The hole dug into my malarial swamp of a backyard, the one which threatened to consume the digging machine in sticky mud, back in the wet season? It became the home of eleven greenfrogs and a pickerel frog. Over the past couple of dry weeks it shrank down by about half, which explains one way or another the smaller population of frogs (down to the two or three largest). I hope the decrease wasn't ranophagy by cats or the other frogs. It is raining sporadically but enthusiastically now and I am hoping it will fill back up. I have considered using the hose, but my water comes directly from the water that I suspect underlies the swamp and it might just drain the pool at the same rate it fills.

So with the digging and so forth I have been having an interest in making Northeastern Native-style pots, fired in one's campfire. But Concord seems to be deficient in art supply shops and even more in any of them with potter's clay. They say, maybe in Nashua. or Boston. But it says in the bookthat the clay sources of indigenous potters are often within a kilometer of their homes or encampments.

So the other not very nice, but not obscenely hot, day, Monday, I went out to plant my Ligularia, my Salix Nishiki, and a stolen cattail out near the pit/frog home/hereinafter referred to misleadingly as 'pond.' The mosquitoes were somewhere else and Sarah picked plantain and thoughtfully laid down a mulched path, and I determined to dig a hole. The heap of spoil, pondfill, whatever, had hardened into a barely tractable lump (I have a mattock. Actually, I have three, and this was the medium one). Sarah has been a digger for a while, even if now retired, and both of us looked speculatively at the pile. I broke off some of it and moistened it in the traditional 'spit test,' a quick and disgusting archaeological trick to get an idea of the soil texture. This stuff made a long, flexible worm. in fact, I have all the clay this indigenous person will ever need. I have severl pounds soaking, some I sieved while it was dry and some I am just seeing whther the rocks and sand fall out in solution. Pots before Christmas!
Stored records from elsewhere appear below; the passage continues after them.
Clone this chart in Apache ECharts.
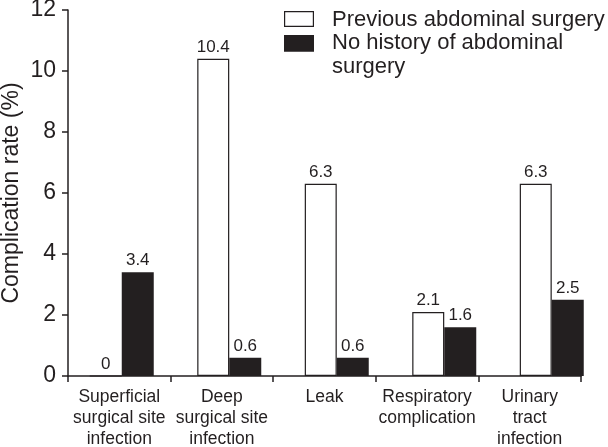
<!DOCTYPE html>
<html><head><meta charset="utf-8">
<script src="https://cdn.jsdelivr.net/npm/echarts@6/dist/echarts.min.js"></script>
<style>html,body{margin:0;padding:0;background:#fff}#c{width:608px;height:447px}</style>
</head><body><div id="c"></div>
<script>
var categories = ['Superficial\nsurgical site\ninfection', 'Deep\nsurgical site\ninfection', 'Leak', 'Respiratory\ncomplication', 'Urinary\ntract\ninfection'];
var seriesNames = ['Previous abdominal surgery', 'No history of abdominal\nsurgery'];
var previousSurgery = [0, 10.4, 6.3, 2.1, 6.3];
var noHistory = [3.4, 0.6, 0.6, 1.6, 2.5];
var yTicks = [0, 2, 4, 6, 8, 10, 12];

var ink = '#231f20';
var font = 'Liberation Sans, Arial, Helvetica, sans-serif';
// legend icons: 30px wide, 40px tall box; extents at y=0 and y=40 fix the icon frame
var iconHollow = 'path://M0,0L0.01,0L0.01,0.01Z M0,40L0.01,40L0.01,39.99Z M0,11H30V27H0Z M1.2,12.2V25.8H28.8V12.2Z';
var iconFilled = 'path://M0,0L0.01,0L0.01,0.01Z M0,40L0.01,40L0.01,39.99Z M0,-0.5H30V16.5H0Z';
var chart = echarts.init(document.getElementById('c'));
chart.setOption({
  animation: false,
  textStyle: {fontFamily: font, color: ink},
  legend: {
    orient: 'vertical', left: 284, top: 0, padding: 0,
    itemWidth: 30, itemHeight: 40, itemGap: -9, symbolKeepAspect: false,
    textStyle: {fontSize: 22, color: ink, fontFamily: font, lineHeight: 24, padding: [0, 0, 0, 13]},
    data: [
      {name: seriesNames[0], icon: iconHollow, itemStyle: {color: ink, borderWidth: 0}},
      {name: seriesNames[1], icon: iconFilled, itemStyle: {color: ink, borderWidth: 0}}
    ]
  },
  grid: [
    {left: 68, right: 27, top: 10, bottom: 71, outerBoundsMode: 'none', containLabel: false},
    {left: 68, right: 2.5, top: 10, bottom: 71, outerBoundsMode: 'none', containLabel: false}
  ],
  xAxis: [
    {type: 'category', gridIndex: 0, data: categories,
     axisLine: {lineStyle: {color: ink, width: 1.5}},
     axisTick: {show: true, length: 6, lineStyle: {color: ink, width: 1.5}},
     axisLabel: {color: ink, fontSize: 17.5, lineHeight: 21, margin: 11, interval: 0, fontFamily: font}},
    {type: 'category', gridIndex: 1, data: categories, show: false}
  ],
  yAxis: [
    {type: 'value', gridIndex: 0, min: yTicks[0], max: yTicks[yTicks.length-1], interval: 2,
     name: 'Complication rate (%)', nameLocation: 'middle', nameGap: 45, nameMoveOverlap: false,
     nameTextStyle: {fontSize: 23, color: ink, fontFamily: font},
     axisLine: {show: true, lineStyle: {color: ink, width: 1.5}},
     axisTick: {show: true, length: 6, lineStyle: {color: ink, width: 1.5}},
     axisLabel: {color: ink, fontSize: 23, margin: 12, fontFamily: font},
     splitLine: {show: false}},
    {type: 'value', gridIndex: 1, min: 0, max: 12, interval: 2, show: false, splitLine: {show: false}}
  ],
  series: [
    {name: seriesNames[0], type: 'bar', xAxisIndex: 1, yAxisIndex: 1, data: previousSurgery,
     barWidth: 32, barGap: '0%',
     itemStyle: {color: '#fff', borderColor: ink, borderWidth: 1.2},
     label: {show: true, position: 'top', distance: 3, fontSize: 17, color: ink, fontFamily: font}},
    {name: seriesNames[1], type: 'bar', xAxisIndex: 1, yAxisIndex: 1, data: noHistory,
     barWidth: 32, barGap: '0%',
     itemStyle: {color: ink},
     label: {show: true, position: 'top', distance: 3, fontSize: 17, color: ink, fontFamily: font}}
  ]
});
</script></body></html>
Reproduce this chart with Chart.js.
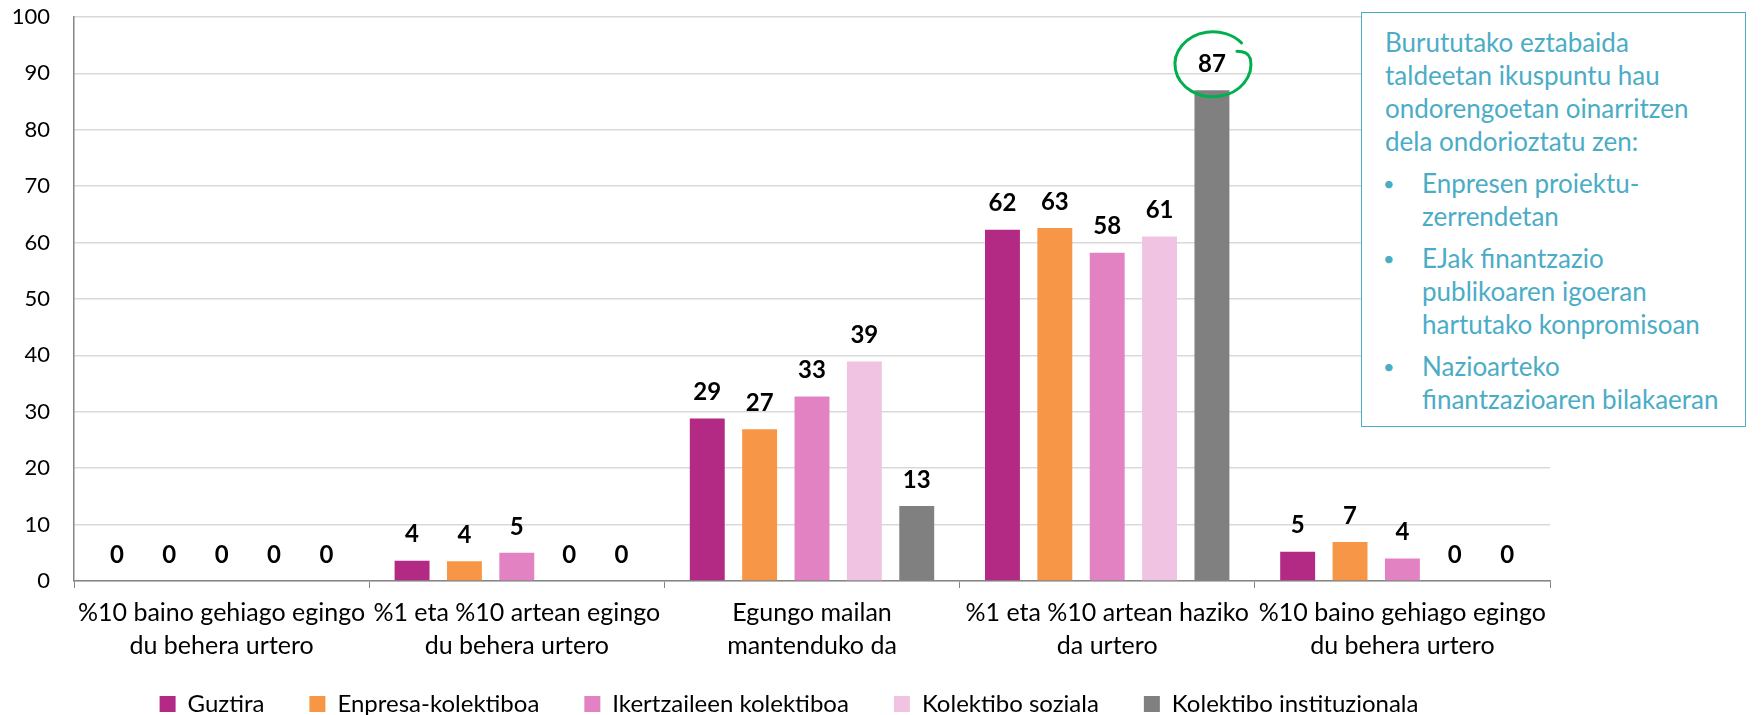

And the frogs will like it if their hole gets bigger. Maybe I'll get a chance to line it, but I know there are already dragonfly eggs in the muck at the bottom.

2 comments:

Anonymous said...

Reading all this, the frogs and dragonfly eggs, and grubby digging and clay covered hands...is just a pure, quiet pleasure.

Anonymous said...

Gotta get all the refuse out so that you don't slice your hands in the clay, and so that you don't fire something with all kinds of fatal weak spots in the body. Some clay bodies intentionally have schmutz in them, but it is fired clay broken/ground up and put back in for design elements, not for strength of piece. Pots are like spinning and knitting. But messier.